[start INFORMATION PROVIDED]

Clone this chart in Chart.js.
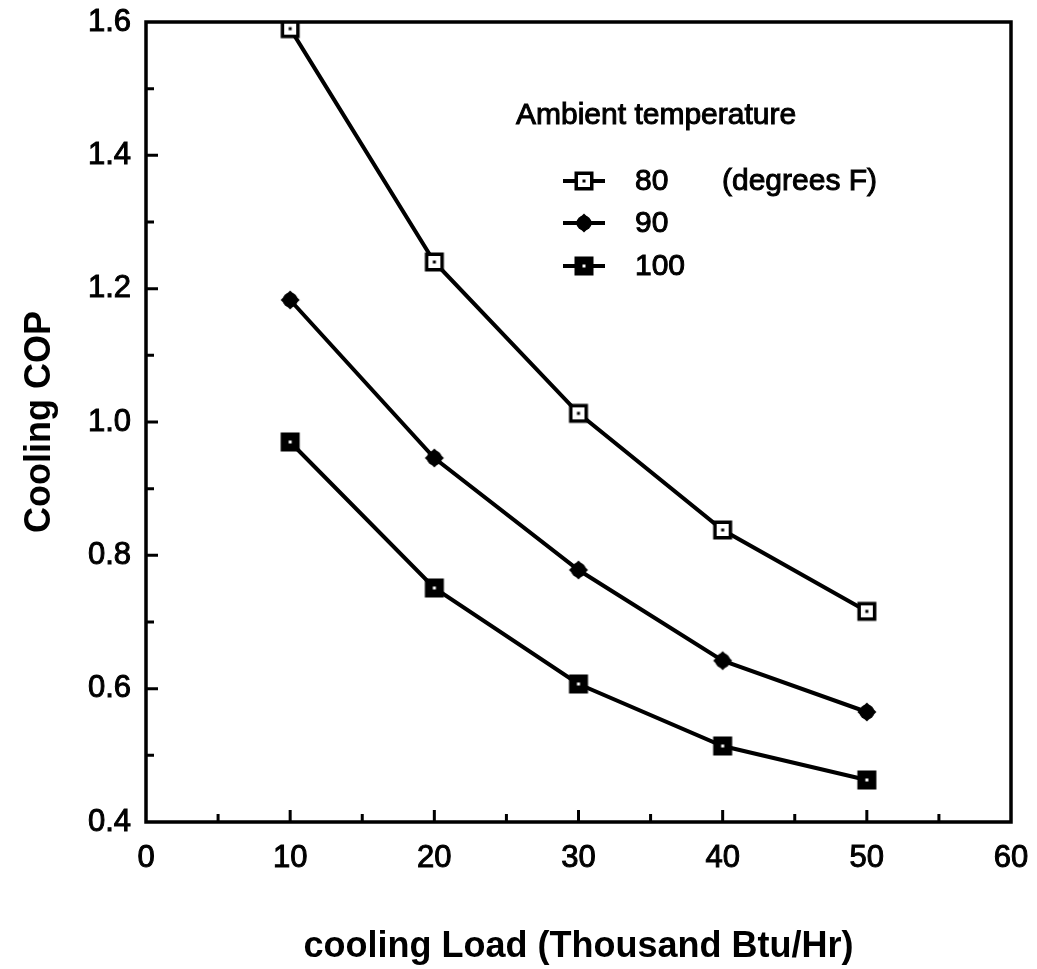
<!DOCTYPE html>
<html>
<head>
<meta charset="utf-8">
<script src="https://cdn.jsdelivr.net/npm/chart.js@4.4.1/dist/chart.umd.min.js"></script>
<style>
  html, body { margin: 0; padding: 0; background: #fff; }
  #wrap { width: 1037px; height: 969px; }
</style>
</head>
<body>
<div id="wrap"><canvas id="copChart" width="1037" height="969"></canvas></div>
<script>
// values
const loads = [10, 20, 30, 40, 50];
const cop80 = [1.59, 1.24, 1.013, 0.838, 0.716];
const cop90 = [1.183, 0.946, 0.778, 0.642, 0.565];
const cop100 = [0.97, 0.751, 0.607, 0.514, 0.463];
const seriesLabels = ["80", "90", "100"];
const legendTitle = "Ambient temperature";
const unitNote = "(degrees F)";
const xTicks = [0, 10, 20, 30, 40, 50, 60];
const yTicks = [0.4, 0.6, 0.8, 1.0, 1.2, 1.4, 1.6];

const FONT = "'Liberation Sans', Arial, Helvetica, sans-serif";

function makeMarker(kind) {
  const c = document.createElement("canvas");
  c.width = 22; c.height = 22;
  const g = c.getContext("2d");
  g.fillStyle = "#000";
  if (kind === "openSquare") {
    g.fillRect(1.5, 1.5, 19, 19);
    g.fillStyle = "#fff";
    g.fillRect(5, 5, 12, 12);
    g.fillStyle = "#000";
    g.fillRect(9.5, 9.5, 3, 3);
  } else if (kind === "diamond") {
    g.beginPath();
    g.moveTo(11, 1.5); g.lineTo(20.5, 11); g.lineTo(11, 20.5); g.lineTo(1.5, 11);
    g.closePath();
    g.fill();
    g.beginPath();
    g.arc(11, 11, 7.5, 0, Math.PI * 2);
    g.fill();
  } else {
    g.fillRect(1.5, 1.5, 19, 19);
    g.fillStyle = "#fff";
    g.fillRect(9.5, 9.5, 3, 3);
  }
  return c;
}

const markers = [makeMarker("openSquare"), makeMarker("diamond"), makeMarker("filledSquare")];

function toPoints(ys) {
  return loads.map((x, i) => ({ x: x, y: ys[i] }));
}

const boxAndTicks = {
  id: "boxAndTicks",
  afterDraw(chart) {
    const ctx = chart.ctx;
    const a = chart.chartArea;
    const xs = chart.scales.x, ys = chart.scales.y;
    ctx.save();
    ctx.strokeStyle = "#000";
    ctx.lineWidth = 3.5;
    ctx.strokeRect(a.left, a.top, a.right - a.left, a.bottom - a.top);
    ctx.lineWidth = 3;
    ctx.beginPath();
    // x ticks, major every 10, minor every 5
    for (let v = 5; v < 60; v += 5) {
      const px = xs.getPixelForValue(v);
      const len = v % 10 === 0 ? 12 : 8;
      ctx.moveTo(px, a.bottom);
      ctx.lineTo(px, a.bottom - len);
    }
    // y ticks, major every 0.2, minor every 0.1
    for (let k = 5; k < 16; k++) {
      const py = ys.getPixelForValue(k / 10);
      const len = k % 2 === 0 ? 12 : 8;
      ctx.moveTo(a.left, py);
      ctx.lineTo(a.left + len, py);
    }
    ctx.stroke();
    ctx.restore();
  }
};

const sideLegend = {
  id: "sideLegend",
  afterDraw(chart) {
    const ctx = chart.ctx;
    ctx.save();
    ctx.fillStyle = "#000";
    ctx.strokeStyle = "#000";
    ctx.font = "30px " + FONT;
    ctx.textBaseline = "middle";
    ctx.textAlign = "left";
    const txt = (s, x, y) => { ctx.lineWidth = 1; ctx.strokeText(s, x, y); ctx.fillText(s, x, y); };
    txt(legendTitle, 516, 116);
    const rows = [181, 223, 266];
    seriesLabels.forEach((lab, i) => {
      const y = rows[i];
      ctx.lineWidth = 4;
      ctx.beginPath();
      ctx.moveTo(563, y);
      ctx.lineTo(605, y);
      ctx.stroke();
      ctx.drawImage(markers[i], 584 - 11, y - 11);
      txt(lab, 635, y + 1);
      if (i === 0) txt(unitNote, 722, y + 1);
    });
    ctx.restore();
  }
};

const mkSet = (label, ys, i) => ({
  label: label,
  data: toPoints(ys),
  showLine: true,
  borderColor: "#000",
  borderWidth: 4,
  pointStyle: markers[i],
  pointRadius: 11,
  pointHoverRadius: 11
});

const noPad = s => { s.paddingTop = 0; s.paddingBottom = 0; s.paddingLeft = 0; s.paddingRight = 0; };

new Chart(document.getElementById("copChart").getContext("2d"), {
  type: "scatter",
  data: {
    datasets: [
      mkSet(seriesLabels[0], cop80, 0),
      mkSet(seriesLabels[1], cop90, 1),
      mkSet(seriesLabels[2], cop100, 2)
    ]
  },
  options: {
    responsive: false,
    animation: false,
    layout: { padding: { top: 22, right: 26, left: 0, bottom: 0 } },
    plugins: { legend: { display: false }, tooltip: { enabled: false } },
    scales: {
      x: {
        type: "linear",
        min: 0, max: 60,
        afterBuildTicks: s => { s.ticks = xTicks.map(v => ({ value: v })); },
        afterFit: s => { s.height = 147; noPad(s); },
        grid: { display: false, drawTicks: false },
        border: { display: false },
        ticks: {
          color: "#000", font: { family: FONT, size: 31 }, padding: 18, maxRotation: 0,
          textStrokeColor: "#000", textStrokeWidth: 1
        },
        title: {
          display: true,
          text: "cooling Load (Thousand Btu/Hr)",
          color: "#000",
          font: { family: FONT, size: 36, weight: "bold" },
          padding: { top: 22, bottom: 0 }
        }
      },
      y: {
        type: "linear",
        min: 0.4, max: 1.6,
        afterBuildTicks: s => { s.ticks = yTicks.map(v => ({ value: v })); },
        afterFit: s => { s.width = 146; noPad(s); },
        grid: { display: false, drawTicks: false },
        border: { display: false },
        ticks: {
          color: "#000",
          font: { family: FONT, size: 31 },
          padding: 15,
          textStrokeColor: "#000", textStrokeWidth: 1,
          callback: v => Number(v).toFixed(1)
        },
        title: {
          display: true,
          text: "Cooling COP",
          color: "#000",
          font: { family: FONT, size: 36, weight: "bold" },
          padding: { top: 18, bottom: 0 }
        }
      }
    }
  },
  plugins: [boxAndTicks, sideLegend]
});
</script>
</body>
</html>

[end INFORMATION PROVIDED]

### GIVEN EXERCISE:
All of the lines above should be printed exactly, minus the pictures.

### RESPONSE TO THIS TASK:
Clone this chart in Chart.js.
<!DOCTYPE html>
<html>
<head>
<meta charset="utf-8">
<script src="https://cdn.jsdelivr.net/npm/chart.js@4.4.1/dist/chart.umd.min.js"></script>
<style>
  html, body { margin: 0; padding: 0; background: #fff; }
  #wrap { width: 1037px; height: 969px; }
</style>
</head>
<body>
<div id="wrap"><canvas id="copChart" width="1037" height="969"></canvas></div>
<script>
// values
const loads = [10, 20, 30, 40, 50];
const cop80 = [1.59, 1.24, 1.013, 0.838, 0.716];
const cop90 = [1.183, 0.946, 0.778, 0.642, 0.565];
const cop100 = [0.97, 0.751, 0.607, 0.514, 0.463];
const seriesLabels = ["80", "90", "100"];
const legendTitle = "Ambient temperature";
const unitNote = "(degrees F)";
const xTicks = [0, 10, 20, 30, 40, 50, 60];
const yTicks = [0.4, 0.6, 0.8, 1.0, 1.2, 1.4, 1.6];

const FONT = "'Liberation Sans', Arial, Helvetica, sans-serif";

function makeMarker(kind) {
  const c = document.createElement("canvas");
  c.width = 22; c.height = 22;
  const g = c.getContext("2d");
  g.fillStyle = "#000";
  if (kind === "openSquare") {
    g.fillRect(1.5, 1.5, 19, 19);
    g.fillStyle = "#fff";
    g.fillRect(5, 5, 12, 12);
    g.fillStyle = "#000";
    g.fillRect(9.5, 9.5, 3, 3);
  } else if (kind === "diamond") {
    g.beginPath();
    g.moveTo(11, 1.5); g.lineTo(20.5, 11); g.lineTo(11, 20.5); g.lineTo(1.5, 11);
    g.closePath();
    g.fill();
    g.beginPath();
    g.arc(11, 11, 7.5, 0, Math.PI * 2);
    g.fill();
  } else {
    g.fillRect(1.5, 1.5, 19, 19);
    g.fillStyle = "#fff";
    g.fillRect(9.5, 9.5, 3, 3);
  }
  return c;
}

const markers = [makeMarker("openSquare"), makeMarker("diamond"), makeMarker("filledSquare")];

function toPoints(ys) {
  return loads.map((x, i) => ({ x: x, y: ys[i] }));
}

const boxAndTicks = {
  id: "boxAndTicks",
  afterDraw(chart) {
    const ctx = chart.ctx;
    const a = chart.chartArea;
    const xs = chart.scales.x, ys = chart.scales.y;
    ctx.save();
    ctx.strokeStyle = "#000";
    ctx.lineWidth = 3.5;
    ctx.strokeRect(a.left, a.top, a.right - a.left, a.bottom - a.top);
    ctx.lineWidth = 3;
    ctx.beginPath();
    // x ticks, major every 10, minor every 5
    for (let v = 5; v < 60; v += 5) {
      const px = xs.getPixelForValue(v);
      const len = v % 10 === 0 ? 12 : 8;
      ctx.moveTo(px, a.bottom);
      ctx.lineTo(px, a.bottom - len);
    }
    // y ticks, major every 0.2, minor every 0.1
    for (let k = 5; k < 16; k++) {
      const py = ys.getPixelForValue(k / 10);
      const len = k % 2 === 0 ? 12 : 8;
      ctx.moveTo(a.left, py);
      ctx.lineTo(a.left + len, py);
    }
    ctx.stroke();
    ctx.restore();
  }
};

const sideLegend = {
  id: "sideLegend",
  afterDraw(chart) {
    const ctx = chart.ctx;
    ctx.save();
    ctx.fillStyle = "#000";
    ctx.strokeStyle = "#000";
    ctx.font = "30px " + FONT;
    ctx.textBaseline = "middle";
    ctx.textAlign = "left";
    const txt = (s, x, y) => { ctx.lineWidth = 1; ctx.strokeText(s, x, y); ctx.fillText(s, x, y); };
    txt(legendTitle, 516, 116);
    const rows = [181, 223, 266];
    seriesLabels.forEach((lab, i) => {
      const y = rows[i];
      ctx.lineWidth = 4;
      ctx.beginPath();
      ctx.moveTo(563, y);
      ctx.lineTo(605, y);
      ctx.stroke();
      ctx.drawImage(markers[i], 584 - 11, y - 11);
      txt(lab, 635, y + 1);
      if (i === 0) txt(unitNote, 722, y + 1);
    });
    ctx.restore();
  }
};

const mkSet = (label, ys, i) => ({
  label: label,
  data: toPoints(ys),
  showLine: true,
  borderColor: "#000",
  borderWidth: 4,
  pointStyle: markers[i],
  pointRadius: 11,
  pointHoverRadius: 11
});

const noPad = s => { s.paddingTop = 0; s.paddingBottom = 0; s.paddingLeft = 0; s.paddingRight = 0; };

new Chart(document.getElementById("copChart").getContext("2d"), {
  type: "scatter",
  data: {
    datasets: [
      mkSet(seriesLabels[0], cop80, 0),
      mkSet(seriesLabels[1], cop90, 1),
      mkSet(seriesLabels[2], cop100, 2)
    ]
  },
  options: {
    responsive: false,
    animation: false,
    layout: { padding: { top: 22, right: 26, left: 0, bottom: 0 } },
    plugins: { legend: { display: false }, tooltip: { enabled: false } },
    scales: {
      x: {
        type: "linear",
        min: 0, max: 60,
        afterBuildTicks: s => { s.ticks = xTicks.map(v => ({ value: v })); },
        afterFit: s => { s.height = 147; noPad(s); },
        grid: { display: false, drawTicks: false },
        border: { display: false },
        ticks: {
          color: "#000", font: { family: FONT, size: 31 }, padding: 18, maxRotation: 0,
          textStrokeColor: "#000", textStrokeWidth: 1
        },
        title: {
          display: true,
          text: "cooling Load (Thousand Btu/Hr)",
          color: "#000",
          font: { family: FONT, size: 36, weight: "bold" },
          padding: { top: 22, bottom: 0 }
        }
      },
      y: {
        type: "linear",
        min: 0.4, max: 1.6,
        afterBuildTicks: s => { s.ticks = yTicks.map(v => ({ value: v })); },
        afterFit: s => { s.width = 146; noPad(s); },
        grid: { display: false, drawTicks: false },
        border: { display: false },
        ticks: {
          color: "#000",
          font: { family: FONT, size: 31 },
          padding: 15,
          textStrokeColor: "#000", textStrokeWidth: 1,
          callback: v => Number(v).toFixed(1)
        },
        title: {
          display: true,
          text: "Cooling COP",
          color: "#000",
          font: { family: FONT, size: 36, weight: "bold" },
          padding: { top: 18, bottom: 0 }
        }
      }
    }
  },
  plugins: [boxAndTicks, sideLegend]
});
</script>
</body>
</html>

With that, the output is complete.